Recorded data ::
^^^^
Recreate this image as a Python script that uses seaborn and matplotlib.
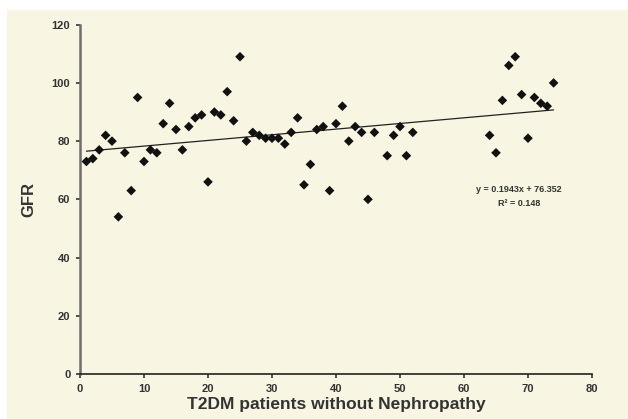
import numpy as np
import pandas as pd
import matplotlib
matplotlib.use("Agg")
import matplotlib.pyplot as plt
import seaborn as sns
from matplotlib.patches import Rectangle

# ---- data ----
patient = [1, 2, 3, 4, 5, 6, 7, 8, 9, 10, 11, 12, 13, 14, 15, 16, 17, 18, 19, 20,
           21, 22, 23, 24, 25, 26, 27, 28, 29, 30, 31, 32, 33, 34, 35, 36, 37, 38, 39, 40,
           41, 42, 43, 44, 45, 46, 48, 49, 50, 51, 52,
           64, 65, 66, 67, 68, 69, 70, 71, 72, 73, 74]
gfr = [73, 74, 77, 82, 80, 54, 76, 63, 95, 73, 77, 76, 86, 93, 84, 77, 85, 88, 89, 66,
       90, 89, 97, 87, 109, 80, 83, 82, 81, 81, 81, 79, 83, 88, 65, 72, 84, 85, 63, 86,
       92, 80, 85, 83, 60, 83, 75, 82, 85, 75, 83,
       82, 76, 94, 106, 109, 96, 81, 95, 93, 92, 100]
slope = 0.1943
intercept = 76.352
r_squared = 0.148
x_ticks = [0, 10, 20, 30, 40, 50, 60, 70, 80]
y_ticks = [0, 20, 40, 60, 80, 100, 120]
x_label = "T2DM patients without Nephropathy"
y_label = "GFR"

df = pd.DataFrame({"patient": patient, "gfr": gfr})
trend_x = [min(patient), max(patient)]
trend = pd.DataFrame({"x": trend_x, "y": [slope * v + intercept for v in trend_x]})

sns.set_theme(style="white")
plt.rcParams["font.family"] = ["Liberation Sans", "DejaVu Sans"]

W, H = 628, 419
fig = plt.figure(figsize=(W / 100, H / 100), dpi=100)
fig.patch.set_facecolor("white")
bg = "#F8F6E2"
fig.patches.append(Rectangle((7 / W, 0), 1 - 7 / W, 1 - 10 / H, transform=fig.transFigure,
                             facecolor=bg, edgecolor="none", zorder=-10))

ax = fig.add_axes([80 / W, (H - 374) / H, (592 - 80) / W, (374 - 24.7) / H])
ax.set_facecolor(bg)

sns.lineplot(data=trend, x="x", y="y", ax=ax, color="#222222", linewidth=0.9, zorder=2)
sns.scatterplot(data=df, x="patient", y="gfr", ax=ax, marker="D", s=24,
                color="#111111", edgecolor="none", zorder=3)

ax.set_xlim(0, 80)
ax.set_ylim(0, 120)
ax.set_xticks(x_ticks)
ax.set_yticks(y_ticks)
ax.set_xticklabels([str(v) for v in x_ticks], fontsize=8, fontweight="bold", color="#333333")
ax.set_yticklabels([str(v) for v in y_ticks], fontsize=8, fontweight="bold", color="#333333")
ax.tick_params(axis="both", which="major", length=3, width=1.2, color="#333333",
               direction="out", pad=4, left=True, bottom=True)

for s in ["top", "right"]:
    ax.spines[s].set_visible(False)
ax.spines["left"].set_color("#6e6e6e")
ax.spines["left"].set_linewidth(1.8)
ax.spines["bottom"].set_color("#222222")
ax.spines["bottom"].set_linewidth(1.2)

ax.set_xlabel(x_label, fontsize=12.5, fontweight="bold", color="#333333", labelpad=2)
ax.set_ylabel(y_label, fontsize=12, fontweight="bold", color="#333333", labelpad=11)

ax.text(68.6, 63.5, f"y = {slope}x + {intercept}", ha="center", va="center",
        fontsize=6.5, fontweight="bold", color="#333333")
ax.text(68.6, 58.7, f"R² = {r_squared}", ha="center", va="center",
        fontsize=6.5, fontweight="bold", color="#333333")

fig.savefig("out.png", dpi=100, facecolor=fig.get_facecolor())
^^^^
The exercise :: Using the listing above, return all lines where the word "matplotlib" occurs.

Task response ::
Recreate this image as a Python script that uses seaborn and matplotlib.
import matplotlib
matplotlib.use("Agg")
import matplotlib.pyplot as plt
from matplotlib.patches import Rectangle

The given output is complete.